Hope this helps with the transition for those who look into Dallas.


----------



## SPINMASS (Jan 30, 2004)

Sign me up


----------



## soxrock75 (Jul 26, 2004)

texdep said:


> The Judges are elected in Texas and reflect the desires of the communities so all the energy spent in MA bashing the courts needs to be vented elsewhere, ---- like maybe the Bad Guys ( who WILL be doing time!)
> 
> Everything in Texas is arrestable. (except speeding but you can get around that with endangering) Also, it is arrestable to resist a False Arrest.
> You therefore can really use all the energy from above on let's say the BAD GUYs.


Is there such a place? I have heard stories before but I chalked it up to folk lore and fairy tales...........sounds to me like Heaven!!!


----------



## MVS (Jul 2, 2003)

Sounds like an LEO's *HEAVEN*!! The good life.


----------



## k12kop (May 24, 2005)

Would I have to wear one of them big ol' belt buckles?


----------



## VTCOP (May 2, 2002)

I just bought the cowboy hat, boots & .44. Where do I find the big-ass belt buckle????


----------



## SGT_GRUNT_USMC (May 31, 2004)

texdep said:


> Saw the other thread about the 200 opennings in Dallas. Had to add this information for those who look into them.
> 
> Law Enforcement is VERY differant in TEXAS so it may be a bit traumatic to a MA individual moving down there. Thought I'd mention a fews things to hopefully make the move a bit less shocking for those who look into the Dallas opennings.
> 
> ...


LE here in Nevada is the same way


----------



## SOT (Jul 30, 2004)

I deal and have delt with a lot of different agencies across the US, one on one and face to face...if you choose to ignore a lot of the problems...then yeah all departments sound great. It's funny to see TX and NV pop up.

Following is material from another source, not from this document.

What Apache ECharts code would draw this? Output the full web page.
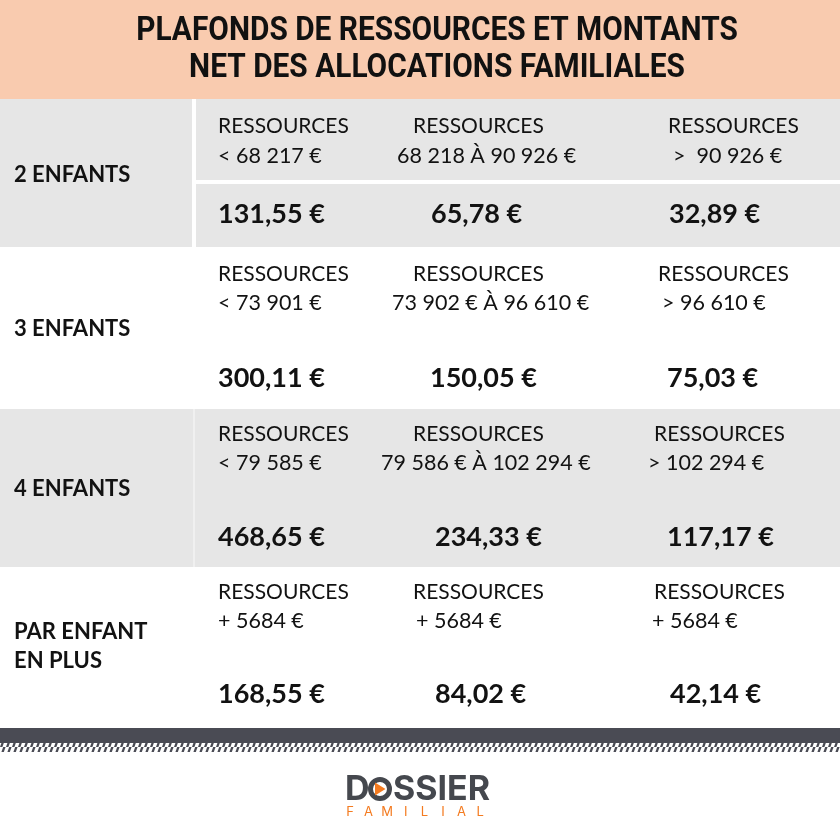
<!DOCTYPE html>
<html>
<head>
<meta charset="utf-8">
<script src="https://cdn.jsdelivr.net/npm/echarts@6/dist/echarts.min.js"></script>
<style>
  html, body { margin: 0; padding: 0; background: #fff; }
  #chart { width: 840px; height: 840px; }
</style>
</head>
<body>
<div id="chart"></div>
<script>
// --- data ---
const titleLines = ["PLAFONDS DE RESSOURCES ET MONTANTS", "NET DES ALLOCATIONS FAMILIALES"];
const rowLabels = ["2 ENFANTS", "3 ENFANTS", "4 ENFANTS", "PAR ENFANT\nEN PLUS"];
const headerWord = "RESSOURCES";
const ressources2 = ["< 68 217 €", "68 218 À 90 926 €", ">  90 926 €"];
const ressources3 = ["< 73 901 €", "73 902 € À 96 610 €", "> 96 610 €"];
const ressources4 = ["< 79 585 €", "79 586 € À 102 294 €", "> 102 294 €"];
const ressourcesPlus = ["+ 5684 €", "+ 5684 €", "+ 5684 €"];
const montants2 = ["131,55 €", "65,78 €", "32,89 €"];
const montants3 = ["300,11 €", "150,05 €", "75,03 €"];
const montants4 = ["468,65 €", "234,33 €", "117,17 €"];
const montantsPlus = ["168,55 €", "84,02 €", "42,14 €"];

const ressources = [ressources2, ressources3, ressources4, ressourcesPlus];
const montants = [montants2, montants3, montants4, montantsPlus];

// --- layout (canvas units, y downwards) ---
const rowTops = [99, 247, 409, 567, 728];
const rowFills = ["#e6e6e6", "#ffffff", "#e6e6e6", "#ffffff"];
const labelY = [175, 329, 489, 646];
const headY = [126, 274, 434, 592];
const rangeY = [156, 303, 463, 621];
const amountY = [214, 378, 537, 694];
const headX = [[218, 413, 668], [218, 413, 658], [218, 413, 654], [218, 413, 654]];
const rangeX = [[218, 397, 673], [218, 392, 662], [218, 381, 648], [218, 416, 652]];
const amountX = [[218, 431, 669], [218, 430, 667], [218, 435, 667], [218, 435, 670]];

const BODY = "Lato, 'Noto Sans', sans-serif";
const TXT = "#121212";

// build text items
var textItems = [];
rowLabels.forEach(function (lab, i) {
  textItems.push({ x: 14, y: labelY[i], text: lab, font: "bold 22px " + BODY, lh: 29 });
  for (var c = 0; c < 3; c++) {
    textItems.push({ x: headX[i][c], y: headY[i], text: headerWord, font: "21px " + BODY });
    textItems.push({ x: rangeX[i][c], y: rangeY[i], text: ressources[i][c], font: "21.5px " + BODY });
    textItems.push({ x: amountX[i][c], y: amountY[i], text: montants[i][c], font: "bold 27px " + BODY });
  }
});

var chartDom = document.getElementById("chart");
var myChart = echarts.init(chartDom);

// hatch pattern for the stripe under the dark bar
var pat = document.createElement("canvas");
pat.width = 6;
pat.height = 9;
var pctx = pat.getContext("2d");
pctx.fillStyle = "#4a4b54";
pctx.beginPath();
pctx.moveTo(3.2, 0);
pctx.lineTo(5.6, 0);
pctx.lineTo(2.4, 9);
pctx.lineTo(0, 9);
pctx.closePath();
pctx.fill();

// logo letters
var logoGraphics = [];
"FAMILIAL".split("").forEach(function (ch, i) {
  logoGraphics.push({
    type: "text",
    x: 350 + i * 18.6,
    y: 812,
    style: { text: ch, fill: "#f47b20", font: "13px Inter, " + BODY, align: "center", verticalAlign: "middle" }
  });
});

var titleGraphics = titleLines.map(function (line, i) {
  return {
    type: "text",
    x: 437,
    y: 32 + i * 37,
    scaleX: 0.905,
    style: {
      text: line,
      fill: "#111",
      font: "bold 33px Roboto, sans-serif",
      align: "center",
      verticalAlign: "middle"
    }
  };
});

var option = {
  animation: false,
  backgroundColor: "#fff",
  grid: { left: 0, right: 0, top: 0, bottom: 0 },
  xAxis: { type: "value", min: 0, max: 840, show: false },
  yAxis: { type: "value", min: 0, max: 840, inverse: true, show: false },
  graphic: [
    { type: "rect", z: -10, shape: { x: 0, y: 0, width: 840, height: 99 }, style: { fill: "#f9cbaf" } },
    { type: "rect", shape: { x: 0, y: 728, width: 840, height: 15 }, style: { fill: "#4a4b54" } },
    { type: "rect", shape: { x: 0, y: 743, width: 840, height: 9 }, style: { fill: { image: pat, repeat: "repeat" } } },
    {
      type: "text", x: 345, y: 790,
      style: { text: "D", fill: "#45484e", font: "bold 34px Inter, sans-serif", verticalAlign: "middle" }
    },
    {
      type: "circle",
      shape: { cx: 380, cy: 789, r: 9.5 },
      style: { fill: "none", stroke: "#45484e", lineWidth: 5 }
    },
    {
      type: "polygon",
      shape: { points: [[375, 782.5], [385.5, 789], [375, 795.5]] },
      style: { fill: "#f47b20" }
    },
    {
      type: "text", x: 393, y: 790,
      style: { text: "SSIER", fill: "#45484e", font: "bold 34px Inter, sans-serif", verticalAlign: "middle" }
    }
  ].concat(titleGraphics, logoGraphics),
  series: [
    {
      name: "rows",
      type: "custom",
      z: 1,
      data: rowLabels.map(function (l, i) { return [i]; }),
      renderItem: function (params, api) {
        var i = api.value(0);
        var p0 = api.coord([0, rowTops[i]]);
        var p1 = api.coord([840, rowTops[i + 1]]);
        var children = [{
          type: "rect",
          shape: { x: p0[0], y: p0[1], width: p1[0] - p0[0], height: p1[1] - p0[1] },
          style: { fill: rowFills[i] }
        }];
        if (i === 0) {
          var v0 = api.coord([192, rowTops[0]]);
          var v1 = api.coord([196, rowTops[1]]);
          children.push({ type: "rect", shape: { x: v0[0], y: v0[1], width: v1[0] - v0[0], height: v1[1] - v0[1] }, style: { fill: "#fff" } });
          var h0 = api.coord([196, 180]);
          var h1 = api.coord([840, 184]);
          children.push({ type: "rect", shape: { x: h0[0], y: h0[1], width: h1[0] - h0[0], height: h1[1] - h0[1] }, style: { fill: "#fff" } });
        }
        if (i === 2) {
          var w0 = api.coord([193, rowTops[2]]);
          var w1 = api.coord([195, rowTops[3]]);
          children.push({ type: "rect", shape: { x: w0[0], y: w0[1], width: w1[0] - w0[0], height: w1[1] - w0[1] }, style: { fill: "#f0f0f0" } });
        }
        return { type: "group", children: children };
      }
    },
    {
      name: "texts",
      type: "custom",
      z: 5,
      data: textItems.map(function (t) { return [t.x, t.y]; }),
      renderItem: function (params, api) {
        var t = textItems[params.dataIndex];
        var p = api.coord([api.value(0), api.value(1)]);
        return {
          type: "text",
          x: p[0],
          y: p[1],
          style: {
            text: t.text,
            fill: TXT,
            font: t.font,
            align: "left",
            verticalAlign: "middle",
            lineHeight: t.lh || 24
          }
        };
      }
    }
  ]
};

option && myChart.setOption(option);
</script>
</body>
</html>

Yeah if you choose to ignore the infighting with a quite a few TX departments, ICE, and old Border Patrol, the infighting of LVMPD and Clark County etc and so on...then yeah everybody just gets a long fine.


----------



## justcardio (May 9, 2002)

I am transferring to North Carolina (Wilmington) from MA very soon. I am eager to find out the change with the laws and the court system. I know the court system does not put up with any BS and people actually stay in jail. It becomes frustrating at times working in MA with everybody getting bailed it seems. Anyone have any info about NC? The Chief in Wilmington, NC was once chief in Gardner, MA for a couple of years when I was in high school there.


----------



## Barbrady (Aug 5, 2004)

justcardio said:


> I am transferring to North Carolina (Wilmington) from MA very soon. I am eager to find out the change with the laws and the court system. I know the court system does not put up with any BS and people actually stay in jail. It becomes frustrating at times working in MA with everybody getting bailed it seems. Anyone have any info about NC? The Chief in Wilmington, NC was once chief in Gardner, MA for a couple of years when I was in high school there.


Wilmington is probably above average pay in NC at a little more than 30K/yr but I'm sure your aware of that. I like Wilmington, nice little coastal city. I know a bit about NC, I can try to answer your questions.


----------



## SOT (Jul 30, 2004)

Wilmington = tourist town...
As well the good ol' boy network is in full effect. Learn these words Prayer for judgement...it's used for almost any offense that someones friend committed.



justcardio said:


> I am transferring to North Carolina (Wilmington) from MA very soon. I am eager to find out the change with the laws and the court system. I know the court system does not put up with any BS and people actually stay in jail. It becomes frustrating at times working in MA with everybody getting bailed it seems. Anyone have any info about NC? The Chief in Wilmington, NC was once chief in Gardner, MA for a couple of years when I was in high school there.


----------



## Barbrady (Aug 5, 2004)

Also, in NC citizens can resist an unlawful arrest. :BE:


----------



## NorwichAlum (Nov 5, 2005)

Most importantly, it doesn't snow in Dallas! :baby01:


----------